By means I mean the instrument, or the way, by which prayer comes to us. The means of prayer is the Holy Spirit; and that will never change. The Holy Spirit will always be the means (the instrument) of our prayers. He will forever give us access to God’s throne; He will forever give us confidence to approach Him; and He will forever make our prayers acceptable to Him.
At this present time, because of our sinful condition, we are weak in prayer, and so we especially need the Holy Spirit to help us pray. He gives us access to God by reason of Christ’s shed blood for us. That is, if we have received Him and His blood has been applied to our heart, the Spirit will lead us to God’s throne (Rom. 5:2; Heb. 4:16).
If for some reason we think that God may not accept us, that we are not worthy and don’t feel confident to approach Him, the Spirit is always with us to intercede for us and give us confidence. Romans 8:16-17 tells us that “The Spirit Himself bears witness with our spirit that we are children of God, and if children, then heirs—heirs of God and joint heirs with Christ…”
As we begin to pray, if we think that we may not have all the right words, He helps us with that too. Romans 8:26 says, “…The Spirit also helps in our weaknesses. For we do not know what we should pray for as we ought, but the Spirit Himself makes intercession for us with groanings which cannot be uttered.”
In heaven, the Holy Spirit will still be our means of prayer. We will always be fully dependent on Him for our strength in prayer. He will forever give us access to God based on Christ’s shed blood for us; He will forever give us confidence to approach Him as He perpetually bears witness to us that we are His children; and He will forever make our prayers acceptable to God—not only because He will have taken away our sins, but also because He will remain our help in pray. That is, He will forever be praying in us and through us.

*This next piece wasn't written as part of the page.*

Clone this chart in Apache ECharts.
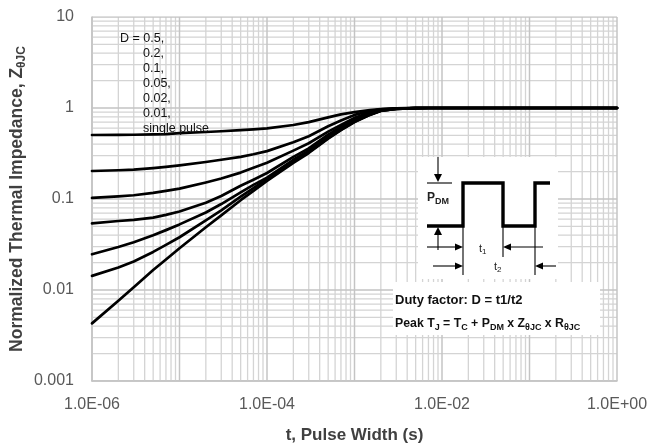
<!DOCTYPE html>
<html><head><meta charset="utf-8">
<script src="https://cdn.jsdelivr.net/npm/echarts@6/dist/echarts.min.js"></script>
<style>html,body{margin:0;padding:0;background:#fff}#c{width:648px;height:446px}</style>
</head><body><div id="c"></div>
<script>
// ---- data ----
const pulseWidths = [1e-6,2e-6,3e-6,5e-6,7e-6,1e-5,2e-5,3e-5,5e-5,7e-5,1e-4,2e-4,3e-4,5e-4,7e-4,1e-3,1.5e-3,2e-3,3e-3,5e-3,7e-3,1e-2,1e-1,1];
const zD050  = [0.505,0.506,0.508,0.512,0.517,0.53,0.545,0.555,0.57,0.582,0.597,0.65,0.70,0.79,0.85,0.90,0.95,0.975,0.99,1.0,1.0,1.0,1.0,1.0];
const zD020  = [0.203,0.207,0.21,0.218,0.225,0.234,0.255,0.27,0.29,0.31,0.336,0.42,0.49,0.63,0.73,0.84,0.925,0.965,0.99,1.0,1.0,1.0,1.0,1.0];
const zD010  = [0.103,0.107,0.11,0.117,0.123,0.13,0.152,0.168,0.195,0.22,0.25,0.34,0.41,0.55,0.65,0.78,0.89,0.955,0.988,0.998,1.0,1.0,1.0,1.0];
const zD005  = [0.054,0.0573,0.059,0.0625,0.067,0.073,0.091,0.108,0.14,0.163,0.193,0.29,0.36,0.51,0.62,0.75,0.87,0.945,0.985,0.997,1.0,1.0,1.0,1.0];
const zD002  = [0.0247,0.0297,0.0335,0.040,0.0455,0.0526,0.071,0.088,0.118,0.143,0.172,0.27,0.34,0.48,0.59,0.72,0.85,0.935,0.98,0.995,1.0,1.0,1.0,1.0];
const zD001  = [0.0143,0.0177,0.0206,0.0262,0.0313,0.038,0.0583,0.075,0.106,0.132,0.166,0.258,0.327,0.467,0.575,0.705,0.842,0.932,0.98,0.995,1.0,1.0,1.0,1.0];
const zSingle= [0.0043,0.0076,0.0107,0.0166,0.0216,0.0288,0.049,0.066,0.097,0.123,0.158,0.25,0.32,0.46,0.57,0.70,0.84,0.93,0.98,0.995,1.0,1.0,1.0,1.0];
const seriesNames = ['D = 0.5,','0.2,','0.1,','0.05,','0.02,','0.01,','single pulse'];
const seriesValues = [zD050,zD020,zD010,zD005,zD002,zD001,zSingle];
const xTickValues = [1e-6,1e-4,1e-2,1];
const xTickLabels = ['1.0E-06','1.0E-04','1.0E-02','1.0E+00'];
const yTickValues = [0.001,0.01,0.1,1,10];
const yTickLabels = ['0.001','0.01','0.1','1','10'];
const xDecades = [-6,-5,-4,-3,-2,-1,0];
const yDecades = [-3,-2,-1,0,1];
const minorMultipliers = [2,3,4,5,6,7,8,9];

const X_MIN = xTickValues[0], X_MAX = xTickValues[xTickValues.length-1];
const Y_MIN = yTickValues[0], Y_MAX = yTickValues[yTickValues.length-1];

function labelFor(v, vals, labs){
  const lv = Math.log10(v);
  for (let i=0;i<vals.length;i++){ if (Math.abs(lv-Math.log10(vals[i]))<1e-6) return labs[i]; }
  return '';
}

// grid lines as broken line series (drawn through the axes)
const majorGrid = [], minorGrid = [];
function vLine(arr, x){ arr.push([x,Y_MIN],[x,Y_MAX],[x,'-']); }
function hLine(arr, y){ arr.push([X_MIN,y],[X_MAX,y],['-',y]); }
xDecades.forEach(e=>{
  vLine(majorGrid, Math.pow(10,e));
  if (e<0) minorMultipliers.forEach(m=>vLine(minorGrid, m*Math.pow(10,e)));
});
yDecades.forEach(e=>{
  hLine(majorGrid, Math.pow(10,e));
  if (e<1) minorMultipliers.forEach(m=>hLine(minorGrid, m*Math.pow(10,e)));
});

const chart = echarts.init(document.getElementById('c'), null, {renderer:'canvas'});

const series = [
  {type:'line', data:minorGrid, symbol:'none', silent:true, z:1, connectNulls:false,
   lineStyle:{color:'#d4d4d4', width:1.3}, emphasis:{disabled:true}},
  {type:'line', data:majorGrid, symbol:'none', silent:true, z:1, connectNulls:false,
   lineStyle:{color:'#c4c4c4', width:1.5}, emphasis:{disabled:true}}
];
seriesValues.forEach((vals,i)=>{
  series.push({
    name: seriesNames[i], type:'line', z:3, symbol:'none', smooth:false,
    lineStyle:{color:'#000', width:2.7, join:'round', cap:'round'}, itemStyle:{color:'#000'},
    data: pulseWidths.map((t,j)=>[t, vals[j]])
  });
});

const FF = '"Liberation Sans", Arial, sans-serif';
const graphic = [];
// legend-like text
seriesNames.forEach((n,i)=>{
  graphic.push({type:'text', left: i===0?120:143, top: 32+i*15, z:10,
    style:{text:n, font:'12.5px '+FF, fill:'#111'}});
});
// inset white boxes
graphic.push({type:'rect', shape:{x:418,y:157,width:140,height:122}, style:{fill:'#fff'}, z:5});
graphic.push({type:'rect', shape:{x:393,y:282,width:207,height:53}, style:{fill:'#fff'}, z:5});
// waveform
graphic.push({type:'polyline', z:6, shape:{points:[[427,226],[463,226],[463,183],[503,183],[503,226],[535,226],[535,183],[550,183]]},
  style:{stroke:'#000', lineWidth:3.4, fill:null}});
const thin = {stroke:'#000', lineWidth:1.1};
[[427,183,452,183],[438,157,438,178],[438,250,438,231],[463,226,463,275],[503,226,503,257],[535,226,535,275],
 [427,247,458,247],[543,247,508,247],[433,266,458,266],[556,266,540,266]].forEach(l=>{
  graphic.push({type:'line', z:6, shape:{x1:l[0],y1:l[1],x2:l[2],y2:l[3]}, style:thin});
});
[[[434,174],[442,174],[438,182]], [[434,235],[442,235],[438,227]],
 [[455,243.5],[455,250.5],[463,247]], [[511,243.5],[511,250.5],[503,247]],
 [[455,262.5],[455,269.5],[463,266]], [[543,262.5],[543,269.5],[535,266]]].forEach(p=>{
  graphic.push({type:'polygon', z:6, shape:{points:p}, style:{fill:'#000'}});
});
const sub = {fontSize:9, fontWeight:'bold', padding:[8,0,0,0]};
graphic.push({type:'text', left:427, top:192, z:7, style:{text:'P{s|DM}', font:'bold 12px '+FF, fill:'#222', rich:{s:sub}}});
graphic.push({type:'text', left:479, top:243, z:7, style:{text:'t{s|1}', font:'11px '+FF, fill:'#222', rich:{s:{fontSize:8, padding:[6,0,0,0]}}}});
graphic.push({type:'text', left:494, top:261, z:7, style:{text:'t{s|2}', font:'11px '+FF, fill:'#222', rich:{s:{fontSize:8, padding:[6,0,0,0]}}}});
graphic.push({type:'text', left:395, top:294, z:7, style:{text:'Duty factor: D = t1/t2', font:'bold 13px '+FF, fill:'#111'}});
graphic.push({type:'text', left:395, top:318, z:7, style:{text:'Peak T{s|J} = T{s|C} + P{s|DM} x Z{s|θJC} x R{s|θJC}', font:'bold 12.3px '+FF, fill:'#111', rich:{s:sub}}});

chart.setOption({
  animation:false,
  backgroundColor:'#fff',
  grid:{left:92, right:31, top:17, bottom:65, containLabel:false, outerBoundsMode:'none'},
  xAxis:{type:'log', logBase:10, min:X_MIN, max:X_MAX,
    name:'t, Pulse Width (s)', nameLocation:'middle', nameGap:46, nameMoveOverlap:false,
    nameTextStyle:{fontSize:17, fontWeight:'bold', color:'#404040', fontFamily:FF},
    axisLine:{show:true, lineStyle:{color:'#bdbdbd', width:1.5}},
    axisTick:{show:false}, splitLine:{show:false},
    axisLabel:{margin:16, fontSize:16, color:'#595959', fontFamily:FF,
      showMinLabel:true, showMaxLabel:true, formatter:v=>labelFor(v,xTickValues,xTickLabels)}},
  yAxis:{type:'log', logBase:10, min:Y_MIN, max:Y_MAX,
    name:'Normalized Thermal Impedance, Z{s|θJC}', nameLocation:'middle', nameGap:64, nameMoveOverlap:false,
    nameTextStyle:{fontSize:17.5, fontWeight:'bold', color:'#404040', fontFamily:FF,
      rich:{s:{fontSize:12, fontWeight:'bold', color:'#404040', fontFamily:FF, padding:[9,0,0,0]}}},
    axisLine:{show:true, lineStyle:{color:'#bdbdbd', width:1.5}},
    axisTick:{show:false}, splitLine:{show:false},
    axisLabel:{margin:18, fontSize:16, color:'#595959', fontFamily:FF,
      showMinLabel:true, showMaxLabel:true, formatter:v=>labelFor(v,yTickValues,yTickLabels)}},
  series: series,
  graphic: graphic
});
</script></body></html>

But how does all this work? How does the Holy Spirit now help us, and how will He continue in heaven to help us pray so that our prayers are answered? Here are two related ideas:
1. He helps us pray in Jesus name (according to God’s will) by uniting us to the Spirit of the Father and the Son. Here the idea is that the Holy Spirit unites our spirit with the Spirit of the Father and the Son so that we become one with Them and get to know Them just as They (the Father and the Son) are one with each other and know each other. Hence, when we receive the Spirit of the Father we will get to know the Father’s heart and all the plans He has for us. And when we become one with the Son we will experience His great love for us and for the Father. And we will learn how to pray as He prayed—to have that humble, perfect attitude in prayer that He has toward His Father. Moreover, when we become one in spirit with the Father and Son we will take on God’s identity; we will therefore pray in His name, and receive from Him whatever we desire. That is because our desires will be the same as His desires (Jn. 14:10-14 and 17:20-23).
2. He brings us to God’s Word and He helps us abide in Him through His Word. Our abiding in Him is how the Spirit gets us involved in the process of prayer, and the way He helps us to pray in unity with the Father and the Son. It is the way we get to know God and the way we are able to pray according to His will and in Jesus name.
Here is the process: first the Spirit gets our attention by creating a desire in our heart for God and His Word. He will then point out to us something in the Word that He wants us to ponder and think about. As we meditate on that passage He will open it up to us and help us to understand it. Through it all, He will help us to know God and what His will is for us.
The more we meditate on His Word and come to understand it and obey it, the more the Holy Spirit renews our mind so that our whole person and behavior is transformed into a new person—like Christ (Rom. 12:1-2). When we are being transformed (or made to be more like Christ) this is when the Holy Spirit unifies us with the Father and the Son and when we come to know God’s will (Rom. 12:2).
The apostle John has described (in John 15) the result of our transformation as bearing fruit. And the fruit that we bear is the answers to our prayers (Jn. 15:16). In John 15:7-8 it says, “If you abide in Me, and My words abide in you, you will ask what you desire and it shall be done for you. 8 By this My Father is glorified, that you bear much fruit…” Here, in John 15, John understands that when we abide in God’s Word we are also in a sense praying. And the result of this abiding prayer is that prayers are answered—which is the fruit.